Schon in den Jahren zuvor war immer wieder scharfe Kritik an Meckels Versuchen laut geworden, den Volksbund in eine „Friedensorganisation“ nach Art der „Aktion Sühnezeichen“ umzubauen. Meckels Alleingänge – ein „Leitbild“, das den Zweiten Weltkrieg in linkem Modejargon als „rassistisch motivierten Vernichtungskrieg“ qualifiziert, der Schulterschluß mit linken „Antirassismus“-Organisationen bei der Verurteilung des Hererokriegs in Deutsch-Südwestafrika als „Völkermord“ – drohten nach Ansicht der Kritiker wichtige Spender aus den Reihen der Traditionsverbände zu vergraulen.

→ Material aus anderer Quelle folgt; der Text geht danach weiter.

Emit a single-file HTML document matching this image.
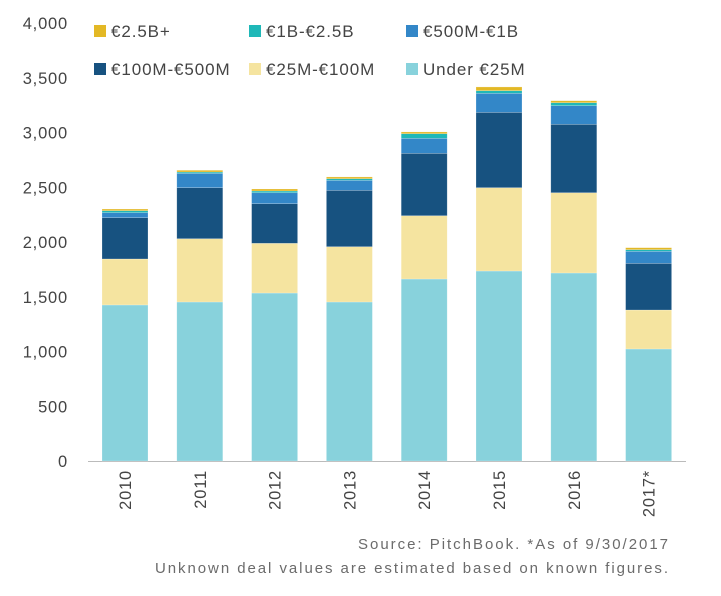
<!DOCTYPE html>
<html><head><meta charset="utf-8"><style>
body{margin:0;background:#fff;}
svg text{font-family:"Liberation Sans",sans-serif;}
</style></head><body>
<svg width="721" height="591" viewBox="0 0 721 591">
<g id="grid"></g><g id="bars"></g><g id="legend"></g>
<text x="358" y="549" textLength="310" lengthAdjust="spacing" font-size="15" fill="#6b6b6b">Source: PitchBook. *As of 9/30/2017</text>
<text x="155" y="573" textLength="513" lengthAdjust="spacing" font-size="15" fill="#6b6b6b">Unknown deal values are estimated based on known figures.</text>
</svg>
<script>
const categories=["2010","2011","2012","2013","2014","2015","2016","2017*"];
const under25M=[1425,1452,1534,1452,1662,1735,1717,1023];
const m25to100=[420,578,454,505,578,761,733,356];
const m100to500=[377,466,362,515,570,688,625,426];
const m500to1B=[46,131,100,91,137,174,170,110];
const b1to2_5=[18,12,16,15,42,24,27,15];
const b2_5plus=[15,16,18,16,16,34,18,18];
const yTicks=[0,500,1000,1500,2000,2500,3000,3500,4000];
const seriesNames=["Under €25M","€25M-€100M","€100M-€500M","€500M-€1B","€1B-€2.5B","€2.5B+"];
const series=[under25M,m25to100,m100to500,m500to1B,b1to2_5,b2_5plus];
const colors=["#88d2dc","#f5e4a0","#175280","#3387c8","#1fb8b8","#e3b825"];
const NS="http://www.w3.org/2000/svg";
const y0=461,yTop=23,maxV=4000;
function y(v){return y0-(v/maxV)*(y0-yTop);}
function x(i){return 102+i*74.8;}
const bw=46;
function mk(t,a,p){const e=document.createElementNS(NS,t);for(const k in a)e.setAttribute(k,a[k]);p.appendChild(e);return e;}
const grid=document.getElementById('grid');
yTicks.forEach(t=>{const e=mk('text',{x:68,y:y(t)+6,'text-anchor':'end','font-size':16.5,'letter-spacing':0.8,fill:'#444'},grid);e.textContent=t.toLocaleString('en-US');

});
const ax=mk('line',{x1:88,x2:686,y1:y0+0.5,y2:y0+0.5,stroke:'#bbb'},grid);


const bars=document.getElementById('bars');
categories.forEach((c,i)=>{let cum=0;
series.forEach((s,j)=>{const v=s[i];const r=mk('rect',{x:x(i),y:y(cum+v),width:bw,height:y(cum)-y(cum+v),fill:colors[j],stroke:'rgba(255,255,255,0.35)','stroke-width':0.6},bars);


cum+=v;});
const tx=x(i)+bw/2+6;const ty=470;
const t=mk('text',{x:tx,y:ty,'text-anchor':'end','font-size':16.5,'letter-spacing':0.8,fill:'#444',transform:`rotate(-90 ${tx} ${ty})`},bars);t.textContent=c;

});
const lg=document.getElementById('legend');
const lpos=[[94,25],[249,25],[406,25],[94,63],[249,63],[406,63]];
const order=[5,4,3,2,1,0];
order.forEach((si,k)=>{const [lx,ly]=lpos[k];const g=mk('g',{},lg);


mk('rect',{x:lx,y:ly,width:12,height:12,fill:colors[si]},g);
const t=mk('text',{x:lx+17,y:ly+12,'font-size':17,'letter-spacing':0.9,fill:'#444'},g);t.textContent=seriesNames[si];});
</script>
</body></html>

Meckel verfolgt dabei die Strategie, durch stromlinienförmige Ausrichtung des Volksbunds im Sinne einer zeitgeistkonformen volkspädagogischen „Gedenkkultur“ die Politik für eine Erhöhung der staatlichen Zuschüsse an den Volksbund zu gewinnen. Generalsekretärin Daniela Schily beharrt dagegen darauf, daß der Verband, der 70 Prozent seines 53-Millionen-Jahresbudgets selbst einnimmt und von Bund und Ländern lediglich 13 Millionen Euro für die hoheitliche Aufgabe der Kriegsgräberpflege im Ausland erhält, „auch künftig unabhängig vom Staat“ bleiben müsse. Obwohl die Zahl der Förderer aus der Kriegs- und Kriegskindergeneration zurückgehe, habe man die Spendeneinnahmen zuletzt sogar steigern können.

Das Kräftemessen mit der machtbewußten Nichte des ehemaligen SPD-Innenministers, die – Satzung hin oder her – auf ihre gewohnheitsmäßigen Mitspracherechte bei wichtigen Entscheidungen nicht verzichten will, hat Meckel vorerst verloren. Seine als sicher geltende Abwahl sieht er als „Richtungsentscheidung“. Der Volksbund wird sich danach auf stärkeren Gegenwind aus der Politik einstellen müssen.